Blue Lips

Songfacts®:

  • Spektor is notoriously reluctant to discuss the meanings of her songs. When Spin magazine asked her what this song is about, she replied: "Well, that's really hard for me. I don't really think of songs in those terms. I don't sit down with an agenda and go, "I'm going to write a song about…" you know? I just start playing a little bit on the piano, and then I start singing a little bit, and then it's over - and there's a song. Sometimes, very rarely, I can trace the ancestry of a lyric, and I'll be like, "Oh, it's a combination of that person I saw in the street and that one painting I saw in a museum, and that one movie I saw," or something like that. But for the most part, it's not really clear even to me. People think that if you can't explain a linear meaning, then the song's meaningless, or that you just put words together because they sound nice. But it's not that either. It feels completely meaningful - it all means very exact stuff. I even feel like it's super important to use "a" instead of "the" in some songs, you know? I'll be moving tiny little things around in my mouth, and then I'll get them just right and it sort of freezes - and that's fate."
  • Jeff Lynne (ELO, The Traveling Wilburys) produced this song. The British musician/producer also helmed "Genius Next Door," "Folding Chair" and "Wallet" on Far. Despite The Washington Post naming him the fourth greatest record producer in history in 2008, Spektor admitted to BBc News that she had very little idea about her collaborator' pedigree before she went into the studio. She admitted: "I memorised his name off a Tom Petty record that I really liked called Highway Companion because I just loved how it sounded. It was only later that I found out he'd done all this other stuff."
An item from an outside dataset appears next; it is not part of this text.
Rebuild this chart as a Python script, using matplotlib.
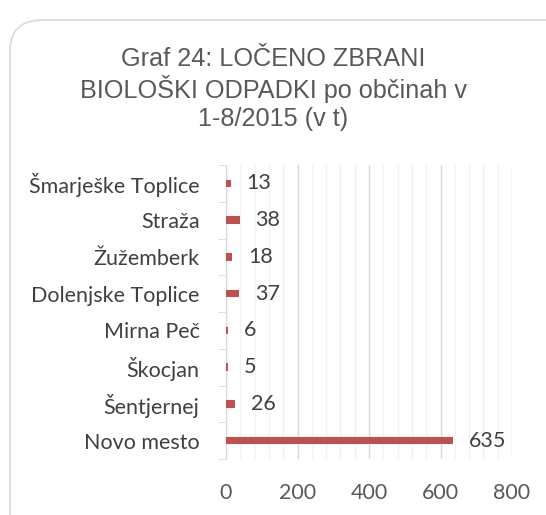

  • Spektor told Entertainment Weekly that she really enjoyed working with Lynne. She said: "He's amazing, in every way. He plays everything and anything. He's just like, 'Oh, we need drums on this, I'll play. Oh, we need guitar. Oh, we need 12-string, or banjo.' He can just pick anything up and play it. And he sings. It was really fun to get to sing with him. We sing harmonies on "Genius Next Door" and on "Blue Lips." Certain things he did, I would never have thought to do, like the way the piano fades up on "Blue Lips." I love things like that because they would have never entered my mind. That's the exciting thing about working with producers, because you get to work with ideas that would have never popped into your head."